(Problem statement): Copy all of the material exactly. Pictures are not to appear in the copy.

--------------------------------------------------

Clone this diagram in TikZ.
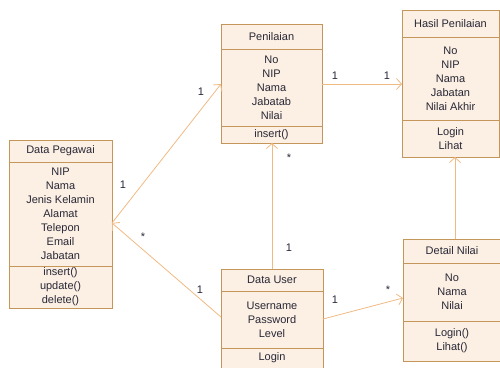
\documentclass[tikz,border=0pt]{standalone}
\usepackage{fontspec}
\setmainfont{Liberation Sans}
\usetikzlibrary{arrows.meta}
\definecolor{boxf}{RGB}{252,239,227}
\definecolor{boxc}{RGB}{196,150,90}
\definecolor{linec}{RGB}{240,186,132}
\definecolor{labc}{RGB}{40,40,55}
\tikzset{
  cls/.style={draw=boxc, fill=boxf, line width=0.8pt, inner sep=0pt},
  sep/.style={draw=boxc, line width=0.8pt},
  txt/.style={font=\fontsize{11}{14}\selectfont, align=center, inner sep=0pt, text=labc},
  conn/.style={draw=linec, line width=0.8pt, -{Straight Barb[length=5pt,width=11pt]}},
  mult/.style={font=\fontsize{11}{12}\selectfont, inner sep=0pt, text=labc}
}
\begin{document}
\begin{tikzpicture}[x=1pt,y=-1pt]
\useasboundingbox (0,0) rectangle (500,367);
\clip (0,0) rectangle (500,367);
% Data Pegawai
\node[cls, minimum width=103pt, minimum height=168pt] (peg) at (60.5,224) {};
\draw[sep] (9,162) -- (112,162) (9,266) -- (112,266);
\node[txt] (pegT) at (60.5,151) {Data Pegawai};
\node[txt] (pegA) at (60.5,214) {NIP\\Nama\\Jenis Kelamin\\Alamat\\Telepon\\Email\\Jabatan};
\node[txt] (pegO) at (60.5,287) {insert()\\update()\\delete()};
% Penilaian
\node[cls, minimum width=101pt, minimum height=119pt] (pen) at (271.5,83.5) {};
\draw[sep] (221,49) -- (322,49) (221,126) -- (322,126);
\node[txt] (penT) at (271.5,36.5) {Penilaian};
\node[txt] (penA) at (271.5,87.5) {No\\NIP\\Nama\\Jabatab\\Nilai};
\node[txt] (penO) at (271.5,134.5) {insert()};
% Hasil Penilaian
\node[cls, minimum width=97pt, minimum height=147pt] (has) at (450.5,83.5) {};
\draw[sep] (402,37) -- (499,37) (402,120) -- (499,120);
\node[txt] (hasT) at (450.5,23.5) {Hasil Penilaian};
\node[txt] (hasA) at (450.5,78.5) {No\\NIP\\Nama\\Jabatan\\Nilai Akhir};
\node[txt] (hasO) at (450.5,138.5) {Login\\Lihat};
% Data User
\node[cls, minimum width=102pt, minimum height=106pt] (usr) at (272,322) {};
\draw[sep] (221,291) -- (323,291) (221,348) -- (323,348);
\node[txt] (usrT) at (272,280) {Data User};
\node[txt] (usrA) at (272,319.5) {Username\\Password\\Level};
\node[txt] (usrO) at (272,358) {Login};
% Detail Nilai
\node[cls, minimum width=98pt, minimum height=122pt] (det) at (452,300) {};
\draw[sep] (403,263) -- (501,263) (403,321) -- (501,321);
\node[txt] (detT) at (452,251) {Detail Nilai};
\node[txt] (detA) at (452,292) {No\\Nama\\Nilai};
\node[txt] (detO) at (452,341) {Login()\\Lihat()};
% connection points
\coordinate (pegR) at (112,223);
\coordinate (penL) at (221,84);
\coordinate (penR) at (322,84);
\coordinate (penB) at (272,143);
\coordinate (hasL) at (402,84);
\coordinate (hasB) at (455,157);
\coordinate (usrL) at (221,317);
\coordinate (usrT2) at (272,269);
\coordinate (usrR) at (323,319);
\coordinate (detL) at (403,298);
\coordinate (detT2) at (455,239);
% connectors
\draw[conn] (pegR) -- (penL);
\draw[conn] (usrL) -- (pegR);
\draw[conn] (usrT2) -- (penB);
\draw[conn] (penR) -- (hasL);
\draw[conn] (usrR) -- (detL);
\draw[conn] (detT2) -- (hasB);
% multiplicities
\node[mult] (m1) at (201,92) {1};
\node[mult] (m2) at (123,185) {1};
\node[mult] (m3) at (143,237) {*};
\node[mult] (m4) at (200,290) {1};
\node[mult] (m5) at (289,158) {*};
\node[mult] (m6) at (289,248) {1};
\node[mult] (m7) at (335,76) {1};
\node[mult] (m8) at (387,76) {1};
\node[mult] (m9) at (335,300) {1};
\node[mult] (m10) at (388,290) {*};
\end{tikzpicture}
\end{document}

--------------------------------------------------

(Correct result):
Clone this diagram in TikZ.
\documentclass[tikz,border=0pt]{standalone}
\usepackage{fontspec}
\setmainfont{Liberation Sans}
\usetikzlibrary{arrows.meta}
\definecolor{boxf}{RGB}{252,239,227}
\definecolor{boxc}{RGB}{196,150,90}
\definecolor{linec}{RGB}{240,186,132}
\definecolor{labc}{RGB}{40,40,55}
\tikzset{
  cls/.style={draw=boxc, fill=boxf, line width=0.8pt, inner sep=0pt},
  sep/.style={draw=boxc, line width=0.8pt},
  txt/.style={font=\fontsize{11}{14}\selectfont, align=center, inner sep=0pt, text=labc},
  conn/.style={draw=linec, line width=0.8pt, -{Straight Barb[length=5pt,width=11pt]}},
  mult/.style={font=\fontsize{11}{12}\selectfont, inner sep=0pt, text=labc}
}
\begin{document}
\begin{tikzpicture}[x=1pt,y=-1pt]
\useasboundingbox (0,0) rectangle (500,367);
\clip (0,0) rectangle (500,367);
% Data Pegawai
\node[cls, minimum width=103pt, minimum height=168pt] (peg) at (60.5,224) {};
\draw[sep] (9,162) -- (112,162) (9,266) -- (112,266);
\node[txt] (pegT) at (60.5,151) {Data Pegawai};
\node[txt] (pegA) at (60.5,214) {NIP\\Nama\\Jenis Kelamin\\Alamat\\Telepon\\Email\\Jabatan};
\node[txt] (pegO) at (60.5,287) {insert()\\update()\\delete()};
% Penilaian
\node[cls, minimum width=101pt, minimum height=119pt] (pen) at (271.5,83.5) {};
\draw[sep] (221,49) -- (322,49) (221,126) -- (322,126);
\node[txt] (penT) at (271.5,36.5) {Penilaian};
\node[txt] (penA) at (271.5,87.5) {No\\NIP\\Nama\\Jabatab\\Nilai};
\node[txt] (penO) at (271.5,134.5) {insert()};
% Hasil Penilaian
\node[cls, minimum width=97pt, minimum height=147pt] (has) at (450.5,83.5) {};
\draw[sep] (402,37) -- (499,37) (402,120) -- (499,120);
\node[txt] (hasT) at (450.5,23.5) {Hasil Penilaian};
\node[txt] (hasA) at (450.5,78.5) {No\\NIP\\Nama\\Jabatan\\Nilai Akhir};
\node[txt] (hasO) at (450.5,138.5) {Login\\Lihat};
% Data User
\node[cls, minimum width=102pt, minimum height=106pt] (usr) at (272,322) {};
\draw[sep] (221,291) -- (323,291) (221,348) -- (323,348);
\node[txt] (usrT) at (272,280) {Data User};
\node[txt] (usrA) at (272,319.5) {Username\\Password\\Level};
\node[txt] (usrO) at (272,358) {Login};
% Detail Nilai
\node[cls, minimum width=98pt, minimum height=122pt] (det) at (452,300) {};
\draw[sep] (403,263) -- (501,263) (403,321) -- (501,321);
\node[txt] (detT) at (452,251) {Detail Nilai};
\node[txt] (detA) at (452,292) {No\\Nama\\Nilai};
\node[txt] (detO) at (452,341) {Login()\\Lihat()};
% connection points
\coordinate (pegR) at (112,223);
\coordinate (penL) at (221,84);
\coordinate (penR) at (322,84);
\coordinate (penB) at (272,143);
\coordinate (hasL) at (402,84);
\coordinate (hasB) at (455,157);
\coordinate (usrL) at (221,317);
\coordinate (usrT2) at (272,269);
\coordinate (usrR) at (323,319);
\coordinate (detL) at (403,298);
\coordinate (detT2) at (455,239);
% connectors
\draw[conn] (pegR) -- (penL);
\draw[conn] (usrL) -- (pegR);
\draw[conn] (usrT2) -- (penB);
\draw[conn] (penR) -- (hasL);
\draw[conn] (usrR) -- (detL);
\draw[conn] (detT2) -- (hasB);
% multiplicities
\node[mult] (m1) at (201,92) {1};
\node[mult] (m2) at (123,185) {1};
\node[mult] (m3) at (143,237) {*};
\node[mult] (m4) at (200,290) {1};
\node[mult] (m5) at (289,158) {*};
\node[mult] (m6) at (289,248) {1};
\node[mult] (m7) at (335,76) {1};
\node[mult] (m8) at (387,76) {1};
\node[mult] (m9) at (335,300) {1};
\node[mult] (m10) at (388,290) {*};
\end{tikzpicture}
\end{document}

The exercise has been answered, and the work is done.